## [INSTRUCTIONS TO FOLLOW]
All the entries need to be quoted exactly, apart from the pictures, which you should drop.
# start of STORED RECORDS
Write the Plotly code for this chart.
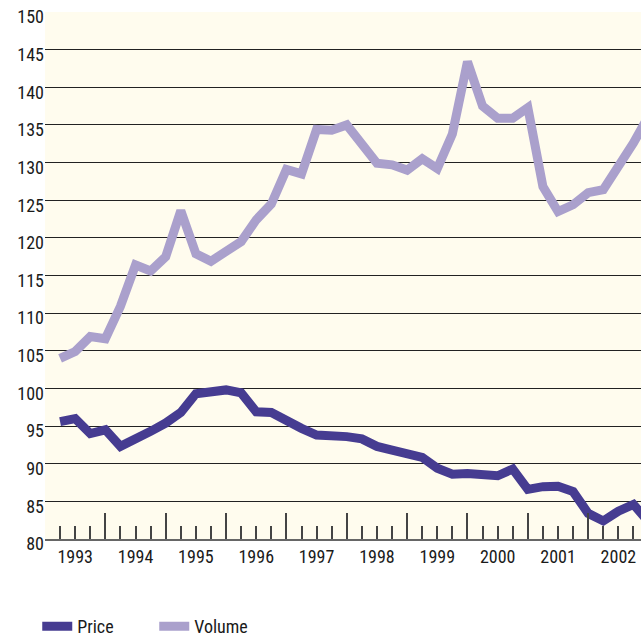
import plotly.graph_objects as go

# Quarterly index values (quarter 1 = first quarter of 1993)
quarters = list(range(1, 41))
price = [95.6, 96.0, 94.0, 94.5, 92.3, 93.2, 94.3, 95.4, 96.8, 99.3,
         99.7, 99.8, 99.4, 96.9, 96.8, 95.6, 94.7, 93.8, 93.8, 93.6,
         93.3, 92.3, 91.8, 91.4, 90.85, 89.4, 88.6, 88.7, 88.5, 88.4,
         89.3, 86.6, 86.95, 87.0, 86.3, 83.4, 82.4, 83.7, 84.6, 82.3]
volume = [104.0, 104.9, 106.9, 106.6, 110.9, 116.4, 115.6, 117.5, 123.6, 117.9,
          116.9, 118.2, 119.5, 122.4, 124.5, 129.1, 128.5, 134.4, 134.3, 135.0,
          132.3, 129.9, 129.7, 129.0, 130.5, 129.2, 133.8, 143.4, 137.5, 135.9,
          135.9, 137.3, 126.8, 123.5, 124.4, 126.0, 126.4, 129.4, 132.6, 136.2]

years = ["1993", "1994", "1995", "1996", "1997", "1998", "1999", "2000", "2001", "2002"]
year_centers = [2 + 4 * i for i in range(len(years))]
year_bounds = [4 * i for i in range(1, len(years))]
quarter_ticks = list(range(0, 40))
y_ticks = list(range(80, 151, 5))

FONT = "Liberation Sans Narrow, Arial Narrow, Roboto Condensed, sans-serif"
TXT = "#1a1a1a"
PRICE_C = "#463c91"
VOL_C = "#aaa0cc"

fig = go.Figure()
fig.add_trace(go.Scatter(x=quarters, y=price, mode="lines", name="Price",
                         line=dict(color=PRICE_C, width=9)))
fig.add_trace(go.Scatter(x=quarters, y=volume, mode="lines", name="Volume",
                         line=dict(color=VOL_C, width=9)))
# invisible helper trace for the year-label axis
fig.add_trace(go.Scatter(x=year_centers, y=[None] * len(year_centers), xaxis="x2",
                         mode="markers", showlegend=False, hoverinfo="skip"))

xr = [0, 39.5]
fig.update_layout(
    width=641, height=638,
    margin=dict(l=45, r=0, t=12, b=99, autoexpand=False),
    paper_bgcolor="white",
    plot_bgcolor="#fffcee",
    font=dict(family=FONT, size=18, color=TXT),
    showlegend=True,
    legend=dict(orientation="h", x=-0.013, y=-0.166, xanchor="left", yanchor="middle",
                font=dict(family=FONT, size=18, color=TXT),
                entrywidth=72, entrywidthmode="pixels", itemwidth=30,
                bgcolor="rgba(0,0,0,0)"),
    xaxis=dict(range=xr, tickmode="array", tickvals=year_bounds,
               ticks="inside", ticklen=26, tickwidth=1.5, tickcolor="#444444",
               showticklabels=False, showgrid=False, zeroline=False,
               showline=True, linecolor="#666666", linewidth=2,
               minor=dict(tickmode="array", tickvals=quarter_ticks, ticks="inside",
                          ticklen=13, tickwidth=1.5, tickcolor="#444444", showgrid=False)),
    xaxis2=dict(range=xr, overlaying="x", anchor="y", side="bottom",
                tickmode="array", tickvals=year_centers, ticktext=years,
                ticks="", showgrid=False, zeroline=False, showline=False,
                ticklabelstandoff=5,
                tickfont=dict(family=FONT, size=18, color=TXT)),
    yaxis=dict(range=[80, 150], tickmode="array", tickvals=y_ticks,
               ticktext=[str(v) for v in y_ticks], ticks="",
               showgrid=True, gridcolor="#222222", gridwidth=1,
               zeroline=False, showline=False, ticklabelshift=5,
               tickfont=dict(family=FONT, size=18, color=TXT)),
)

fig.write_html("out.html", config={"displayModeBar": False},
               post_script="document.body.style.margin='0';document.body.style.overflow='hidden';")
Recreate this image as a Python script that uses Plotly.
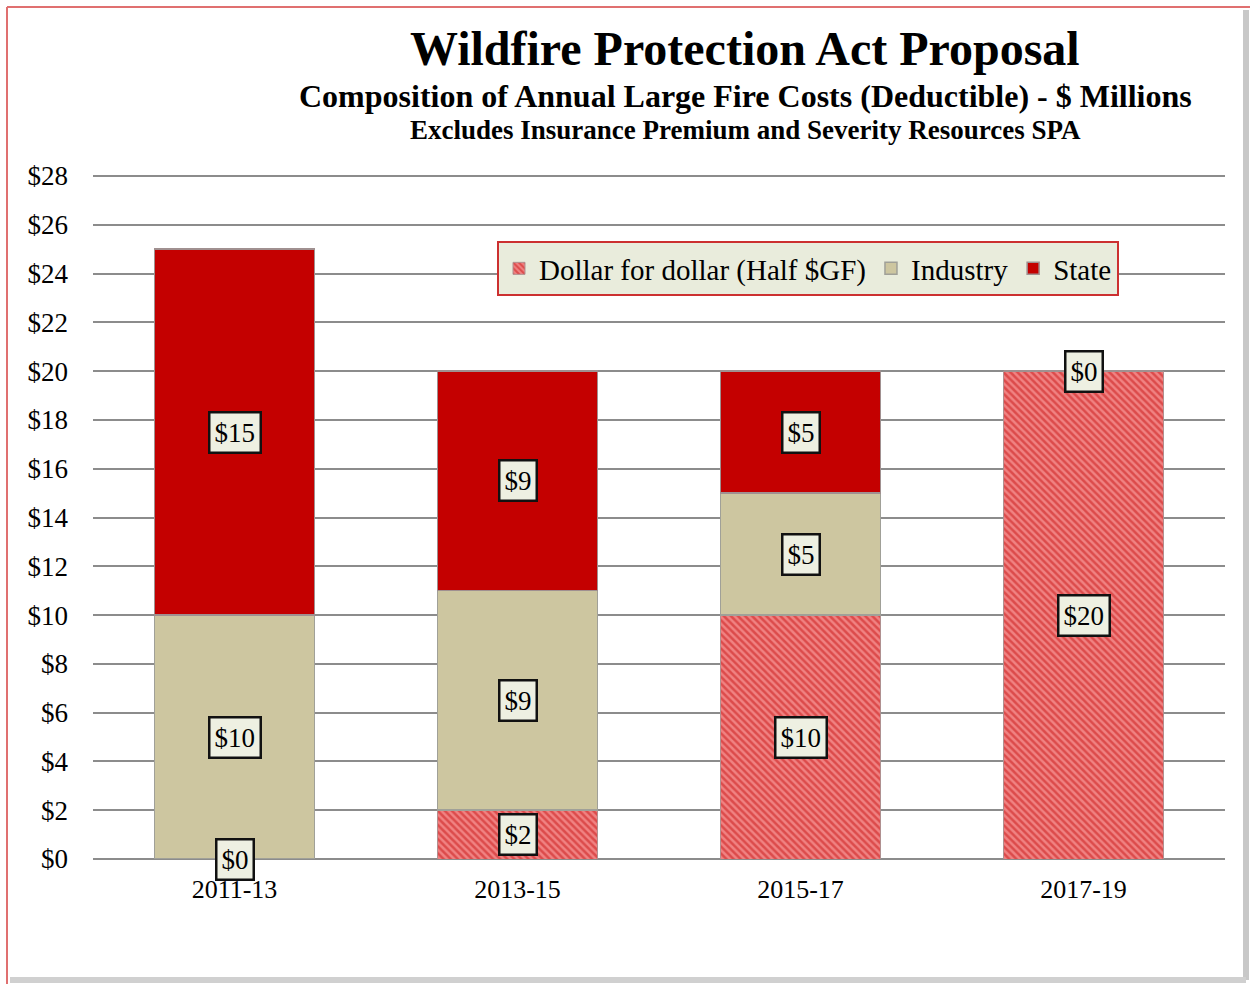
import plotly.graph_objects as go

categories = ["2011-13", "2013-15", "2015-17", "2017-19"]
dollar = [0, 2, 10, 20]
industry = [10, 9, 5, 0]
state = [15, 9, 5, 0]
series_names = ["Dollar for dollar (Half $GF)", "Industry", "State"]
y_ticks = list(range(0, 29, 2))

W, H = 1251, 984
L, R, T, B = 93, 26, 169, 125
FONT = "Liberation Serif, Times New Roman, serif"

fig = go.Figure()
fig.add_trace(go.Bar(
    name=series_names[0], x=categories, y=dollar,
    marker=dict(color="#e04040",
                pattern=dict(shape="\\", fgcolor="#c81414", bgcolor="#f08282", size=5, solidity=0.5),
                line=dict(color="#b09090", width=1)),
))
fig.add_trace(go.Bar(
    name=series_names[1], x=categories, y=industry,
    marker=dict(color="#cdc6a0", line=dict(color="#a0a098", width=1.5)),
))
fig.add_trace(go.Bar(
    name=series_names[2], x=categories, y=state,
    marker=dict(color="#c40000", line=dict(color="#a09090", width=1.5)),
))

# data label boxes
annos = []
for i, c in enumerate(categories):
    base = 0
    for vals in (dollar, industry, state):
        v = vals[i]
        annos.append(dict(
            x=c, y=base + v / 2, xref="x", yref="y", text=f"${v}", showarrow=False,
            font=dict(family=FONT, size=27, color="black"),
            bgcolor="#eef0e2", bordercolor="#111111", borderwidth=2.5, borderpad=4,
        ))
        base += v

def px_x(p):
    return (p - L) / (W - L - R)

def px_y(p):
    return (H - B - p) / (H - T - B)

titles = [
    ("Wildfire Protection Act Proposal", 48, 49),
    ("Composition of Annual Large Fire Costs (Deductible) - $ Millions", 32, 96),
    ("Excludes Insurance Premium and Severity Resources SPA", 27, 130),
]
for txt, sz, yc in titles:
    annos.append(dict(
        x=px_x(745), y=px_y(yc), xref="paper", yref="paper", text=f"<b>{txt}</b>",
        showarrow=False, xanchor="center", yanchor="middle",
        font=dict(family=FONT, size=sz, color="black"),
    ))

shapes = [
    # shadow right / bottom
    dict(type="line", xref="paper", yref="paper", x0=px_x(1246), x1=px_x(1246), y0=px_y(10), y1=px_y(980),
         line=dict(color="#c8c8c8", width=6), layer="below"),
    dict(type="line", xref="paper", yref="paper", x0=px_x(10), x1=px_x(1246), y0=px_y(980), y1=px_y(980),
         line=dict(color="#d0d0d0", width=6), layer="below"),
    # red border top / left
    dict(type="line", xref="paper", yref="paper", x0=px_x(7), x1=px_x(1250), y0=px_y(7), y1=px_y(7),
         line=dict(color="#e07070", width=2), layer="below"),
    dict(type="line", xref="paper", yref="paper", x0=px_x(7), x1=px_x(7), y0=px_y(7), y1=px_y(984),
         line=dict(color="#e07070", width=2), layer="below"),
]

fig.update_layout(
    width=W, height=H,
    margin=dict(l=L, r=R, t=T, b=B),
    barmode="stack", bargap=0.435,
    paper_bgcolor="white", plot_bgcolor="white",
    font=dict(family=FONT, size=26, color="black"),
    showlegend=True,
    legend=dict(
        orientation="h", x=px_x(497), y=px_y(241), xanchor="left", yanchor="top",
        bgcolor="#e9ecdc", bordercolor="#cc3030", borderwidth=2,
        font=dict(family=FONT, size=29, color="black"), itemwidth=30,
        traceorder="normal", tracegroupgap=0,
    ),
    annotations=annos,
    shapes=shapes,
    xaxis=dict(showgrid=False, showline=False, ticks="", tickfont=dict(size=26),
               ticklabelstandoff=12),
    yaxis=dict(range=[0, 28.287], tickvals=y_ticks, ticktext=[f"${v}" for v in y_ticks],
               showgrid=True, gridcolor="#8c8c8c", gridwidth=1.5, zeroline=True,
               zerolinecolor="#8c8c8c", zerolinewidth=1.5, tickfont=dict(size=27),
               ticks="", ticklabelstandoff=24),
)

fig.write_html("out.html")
# end of STORED RECORDS
## [TASK RESULT]
Write the Plotly code for this chart.
import plotly.graph_objects as go

# Quarterly index values (quarter 1 = first quarter of 1993)
quarters = list(range(1, 41))
price = [95.6, 96.0, 94.0, 94.5, 92.3, 93.2, 94.3, 95.4, 96.8, 99.3,
         99.7, 99.8, 99.4, 96.9, 96.8, 95.6, 94.7, 93.8, 93.8, 93.6,
         93.3, 92.3, 91.8, 91.4, 90.85, 89.4, 88.6, 88.7, 88.5, 88.4,
         89.3, 86.6, 86.95, 87.0, 86.3, 83.4, 82.4, 83.7, 84.6, 82.3]
volume = [104.0, 104.9, 106.9, 106.6, 110.9, 116.4, 115.6, 117.5, 123.6, 117.9,
          116.9, 118.2, 119.5, 122.4, 124.5, 129.1, 128.5, 134.4, 134.3, 135.0,
          132.3, 129.9, 129.7, 129.0, 130.5, 129.2, 133.8, 143.4, 137.5, 135.9,
          135.9, 137.3, 126.8, 123.5, 124.4, 126.0, 126.4, 129.4, 132.6, 136.2]

years = ["1993", "1994", "1995", "1996", "1997", "1998", "1999", "2000", "2001", "2002"]
year_centers = [2 + 4 * i for i in range(len(years))]
year_bounds = [4 * i for i in range(1, len(years))]
quarter_ticks = list(range(0, 40))
y_ticks = list(range(80, 151, 5))

FONT = "Liberation Sans Narrow, Arial Narrow, Roboto Condensed, sans-serif"
TXT = "#1a1a1a"
PRICE_C = "#463c91"
VOL_C = "#aaa0cc"

fig = go.Figure()
fig.add_trace(go.Scatter(x=quarters, y=price, mode="lines", name="Price",
                         line=dict(color=PRICE_C, width=9)))
fig.add_trace(go.Scatter(x=quarters, y=volume, mode="lines", name="Volume",
                         line=dict(color=VOL_C, width=9)))
# invisible helper trace for the year-label axis
fig.add_trace(go.Scatter(x=year_centers, y=[None] * len(year_centers), xaxis="x2",
                         mode="markers", showlegend=False, hoverinfo="skip"))

xr = [0, 39.5]
fig.update_layout(
    width=641, height=638,
    margin=dict(l=45, r=0, t=12, b=99, autoexpand=False),
    paper_bgcolor="white",
    plot_bgcolor="#fffcee",
    font=dict(family=FONT, size=18, color=TXT),
    showlegend=True,
    legend=dict(orientation="h", x=-0.013, y=-0.166, xanchor="left", yanchor="middle",
                font=dict(family=FONT, size=18, color=TXT),
                entrywidth=72, entrywidthmode="pixels", itemwidth=30,
                bgcolor="rgba(0,0,0,0)"),
    xaxis=dict(range=xr, tickmode="array", tickvals=year_bounds,
               ticks="inside", ticklen=26, tickwidth=1.5, tickcolor="#444444",
               showticklabels=False, showgrid=False, zeroline=False,
               showline=True, linecolor="#666666", linewidth=2,
               minor=dict(tickmode="array", tickvals=quarter_ticks, ticks="inside",
                          ticklen=13, tickwidth=1.5, tickcolor="#444444", showgrid=False)),
    xaxis2=dict(range=xr, overlaying="x", anchor="y", side="bottom",
                tickmode="array", tickvals=year_centers, ticktext=years,
                ticks="", showgrid=False, zeroline=False, showline=False,
                ticklabelstandoff=5,
                tickfont=dict(family=FONT, size=18, color=TXT)),
    yaxis=dict(range=[80, 150], tickmode="array", tickvals=y_ticks,
               ticktext=[str(v) for v in y_ticks], ticks="",
               showgrid=True, gridcolor="#222222", gridwidth=1,
               zeroline=False, showline=False, ticklabelshift=5,
               tickfont=dict(family=FONT, size=18, color=TXT)),
)

fig.write_html("out.html", config={"displayModeBar": False},
               post_script="document.body.style.margin='0';document.body.style.overflow='hidden';")
Recreate this image as a Python script that uses Plotly.
import plotly.graph_objects as go

categories = ["2011-13", "2013-15", "2015-17", "2017-19"]
dollar = [0, 2, 10, 20]
industry = [10, 9, 5, 0]
state = [15, 9, 5, 0]
series_names = ["Dollar for dollar (Half $GF)", "Industry", "State"]
y_ticks = list(range(0, 29, 2))

W, H = 1251, 984
L, R, T, B = 93, 26, 169, 125
FONT = "Liberation Serif, Times New Roman, serif"

fig = go.Figure()
fig.add_trace(go.Bar(
    name=series_names[0], x=categories, y=dollar,
    marker=dict(color="#e04040",
                pattern=dict(shape="\\", fgcolor="#c81414", bgcolor="#f08282", size=5, solidity=0.5),
                line=dict(color="#b09090", width=1)),
))
fig.add_trace(go.Bar(
    name=series_names[1], x=categories, y=industry,
    marker=dict(color="#cdc6a0", line=dict(color="#a0a098", width=1.5)),
))
fig.add_trace(go.Bar(
    name=series_names[2], x=categories, y=state,
    marker=dict(color="#c40000", line=dict(color="#a09090", width=1.5)),
))

# data label boxes
annos = []
for i, c in enumerate(categories):
    base = 0
    for vals in (dollar, industry, state):
        v = vals[i]
        annos.append(dict(
            x=c, y=base + v / 2, xref="x", yref="y", text=f"${v}", showarrow=False,
            font=dict(family=FONT, size=27, color="black"),
            bgcolor="#eef0e2", bordercolor="#111111", borderwidth=2.5, borderpad=4,
        ))
        base += v

def px_x(p):
    return (p - L) / (W - L - R)

def px_y(p):
    return (H - B - p) / (H - T - B)

titles = [
    ("Wildfire Protection Act Proposal", 48, 49),
    ("Composition of Annual Large Fire Costs (Deductible) - $ Millions", 32, 96),
    ("Excludes Insurance Premium and Severity Resources SPA", 27, 130),
]
for txt, sz, yc in titles:
    annos.append(dict(
        x=px_x(745), y=px_y(yc), xref="paper", yref="paper", text=f"<b>{txt}</b>",
        showarrow=False, xanchor="center", yanchor="middle",
        font=dict(family=FONT, size=sz, color="black"),
    ))

shapes = [
    # shadow right / bottom
    dict(type="line", xref="paper", yref="paper", x0=px_x(1246), x1=px_x(1246), y0=px_y(10), y1=px_y(980),
         line=dict(color="#c8c8c8", width=6), layer="below"),
    dict(type="line", xref="paper", yref="paper", x0=px_x(10), x1=px_x(1246), y0=px_y(980), y1=px_y(980),
         line=dict(color="#d0d0d0", width=6), layer="below"),
    # red border top / left
    dict(type="line", xref="paper", yref="paper", x0=px_x(7), x1=px_x(1250), y0=px_y(7), y1=px_y(7),
         line=dict(color="#e07070", width=2), layer="below"),
    dict(type="line", xref="paper", yref="paper", x0=px_x(7), x1=px_x(7), y0=px_y(7), y1=px_y(984),
         line=dict(color="#e07070", width=2), layer="below"),
]

fig.update_layout(
    width=W, height=H,
    margin=dict(l=L, r=R, t=T, b=B),
    barmode="stack", bargap=0.435,
    paper_bgcolor="white", plot_bgcolor="white",
    font=dict(family=FONT, size=26, color="black"),
    showlegend=True,
    legend=dict(
        orientation="h", x=px_x(497), y=px_y(241), xanchor="left", yanchor="top",
        bgcolor="#e9ecdc", bordercolor="#cc3030", borderwidth=2,
        font=dict(family=FONT, size=29, color="black"), itemwidth=30,
        traceorder="normal", tracegroupgap=0,
    ),
    annotations=annos,
    shapes=shapes,
    xaxis=dict(showgrid=False, showline=False, ticks="", tickfont=dict(size=26),
               ticklabelstandoff=12),
    yaxis=dict(range=[0, 28.287], tickvals=y_ticks, ticktext=[f"${v}" for v in y_ticks],
               showgrid=True, gridcolor="#8c8c8c", gridwidth=1.5, zeroline=True,
               zerolinecolor="#8c8c8c", zerolinewidth=1.5, tickfont=dict(size=27),
               ticks="", ticklabelstandoff=24),
)

fig.write_html("out.html")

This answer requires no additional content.